Saya tidak pernah menggunakan istilah “legal atau tidak”. Sebuah substansi yang keliru menempatkan persoalan lingkungan dalam legalitas formal yang terjebak dengan proses perizinan.

Yang harus kita perhatikan adalah kegiatan “industri keruk bumi” yang berdampak kepada lingkungan. Dalam UU Lingkungan, muatan yang harus diperhatikan adalah apakah aktivitas manusia harus dilihat daripada daya dukung dan daya tampung lingkungan hidup untuk memformulasikannya.

Persoalan daya dukung dan daya tampung inilah yang gagal di lingkungan hidup di sekitar aktivitas pertambangan.
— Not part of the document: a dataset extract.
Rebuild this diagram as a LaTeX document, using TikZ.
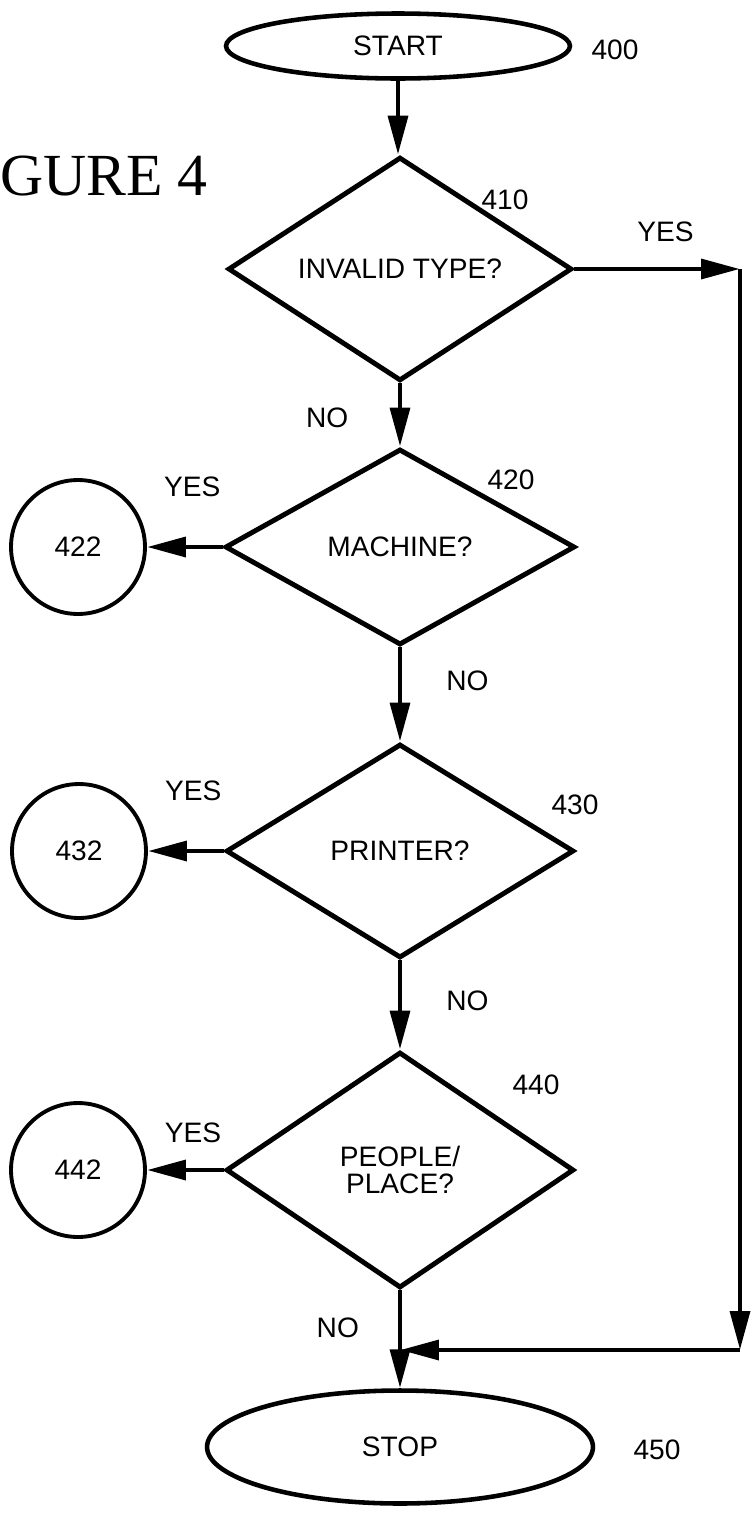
\documentclass[tikz,border=0pt]{standalone}
\usepackage{fontspec}
\setmainfont{Liberation Sans}
\newfontfamily\figfont{Liberation Serif}
\usetikzlibrary{arrows.meta, shapes.geometric}

\begin{document}
\begin{tikzpicture}[
  x=0.02cm, y=-0.02cm,
  font=\fontsize{16}{19}\selectfont,
  terminal/.style={ellipse, draw, line width=2.6pt, inner sep=0pt},
  decision/.style={diamond, draw, line width=2.8pt, inner sep=0pt, align=center},
  connector/.style={circle, draw, line width=2.2pt, minimum size=2.68cm, inner sep=0pt},
  flow/.style={-{Triangle[length=7.8mm, width=3.9mm]}, line width=2.8pt},
  tag/.style={inner sep=0pt}
]
\useasboundingbox (0,0) rectangle (751,1515);

\node[anchor=base west, inner sep=0pt, font=\figfont\fontsize{34}{36}\selectfont] (fig) at (0,195) {GURE 4};

\node[terminal, minimum width=6.88cm, minimum height=1.3cm] (start) at (398,46) {START};
\node[decision, minimum width=6.88cm, minimum height=4.24cm] (d410) at (400,269) {INVALID TYPE?};
\node[decision, minimum width=7cm, minimum height=3.92cm] (d420) at (400,547) {MACHINE?};
\node[decision, minimum width=6.96cm, minimum height=4.28cm] (d430) at (400,851) {PRINTER?};
\node[decision, minimum width=6.96cm, minimum height=4.72cm, font=\fontsize{16}{15}\selectfont] (d440) at (400,1170) {PEOPLE/\\PLACE?};
\node[terminal, minimum width=7.72cm, minimum height=2.26cm] (stop) at (400,1447) {STOP};

\node[connector] (c422) at (78,547) {422};
\node[connector] (c432) at (79,851) {432};
\node[connector] (c442) at (78,1170) {442};

\coordinate (turn1) at (740,269);
\coordinate (turn2) at (740,1350);
\coordinate (merge) at (400,1350);

% labels
\node[tag] (l400) at (615,50) {400};
\node[tag] (l410) at (505,200) {410};
\node[tag] (l420) at (511,480) {420};
\node[tag] (l430) at (575,805) {430};
\node[tag] (l440) at (536,1085) {440};
\node[tag] (l450) at (657,1450) {450};

% flow
\draw[flow] (start.south) -- (start.south |- d410.north);
\draw[flow] (d410.south) -- node[tag, pos=0.55, left=28pt] {NO} (d420.north);
\draw[flow] (d420.south) -- node[tag, pos=0.35, right=25pt] {NO} (d430.north);
\draw[flow] (d430.south) -- node[tag, pos=0.45, right=25pt] {NO} (d440.north);
\draw[flow] (d440.south) -- node[tag, pos=0.38, left=22pt] {NO} (stop.north);

\draw[flow] (d410.east) -- node[tag, pos=0.55, above=14pt] {YES} (turn1);
\draw[flow] (turn1) -- (turn2);
\draw[flow] (turn2) -- (merge);

\draw[flow] (d420.west) -- node[tag, pos=0.4, above=27pt] {YES} (c422);
\draw[flow] (d430.west) -- node[tag, pos=0.4, above=27pt] {YES} (c432);
\draw[flow] (d440.west) -- node[tag, pos=0.4, above=14pt] {YES} (c442);
\end{tikzpicture}
\end{document}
Alam kemudian memberikan “sign” dengan air yang melimpah yang tidak mampu dikelola oleh Sungai-sungai.

Dengan daya dukung dan daya tampung lingkungna hidup yang tidak memaksimal yang kemudian “meluberkan” air sehingga menggenangi rumah-rumah penduduk di 5 desa.
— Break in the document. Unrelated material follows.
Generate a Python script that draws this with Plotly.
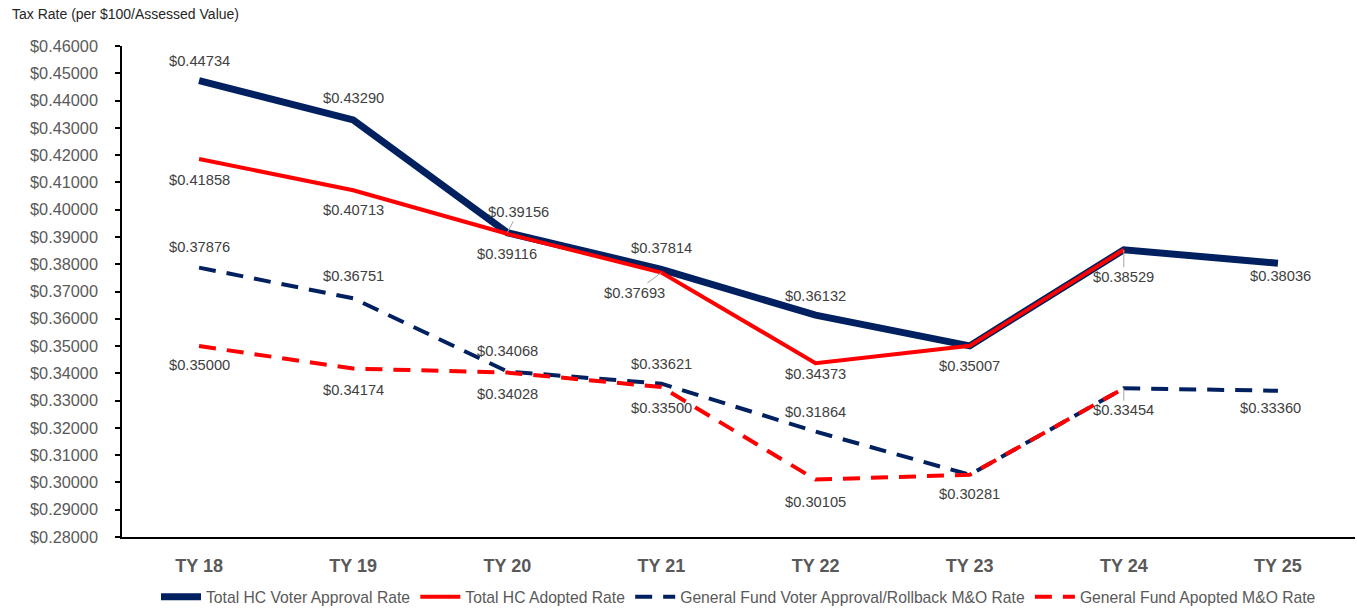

Selain itu sorotan yang utama, kegagalan negara didalam melakukan penegakkan hukum. Aktivitas yang terus menerus, terbuka “seakan-akan” kurang dipedulikan pemangku kepentingan (stakeholders). Aktivitas yang nyata-nyata mengangkangi berbagai instrumen hukum “kelihatan” tidak berdaya. Aparat hukum kemudian melakukan “toleransi” atau setidaknya melakukan pembiaran.

Banjir yang kemudian menggenangi rumah-rumah adalah contoh nyata bagaimana aparata hukum kemudian tidak berdaya.

Kehancuran ekosistem di pertambangan tidak semata-mata rusaknya lingkungan. Tapi hancurnya ekosistem yang berdampak langsung kepada masyarakat. Komoditi khas (biodiversity) yang menjadi ikon suatu daerah kemudian hilang.

Ikan semah, biodiversity akan menjadi cerita indah menjelang tidur kepada anak cucu. Tidak tergantikan oleh pundi-pundi emas yang dihasilkan.

Sudah saatnya eksploitasi tambang dihentikan. Pencabutan izin tidak hanya melihat aspek administrasi perizinan dan penerimaan negara, tetapi juga melihat aspek kerusakan lingkungan, pencemaran, kawasan penting terhadap lingkungan hidup, konflik perusahaan tambang dengan masyarakat lokal dan bencana ekologi.

Alam tidak pernah berbohong. Hujan yang mengguyur di Jambi membuat Desa-desa menjadi tergenang. Desa-desa seperti Tiga Alur, Dusun Baru, Desa Bukit, Desa Perentak dan Desa Bungo Tanjung adalah potretnya dari “alarm” dari alam.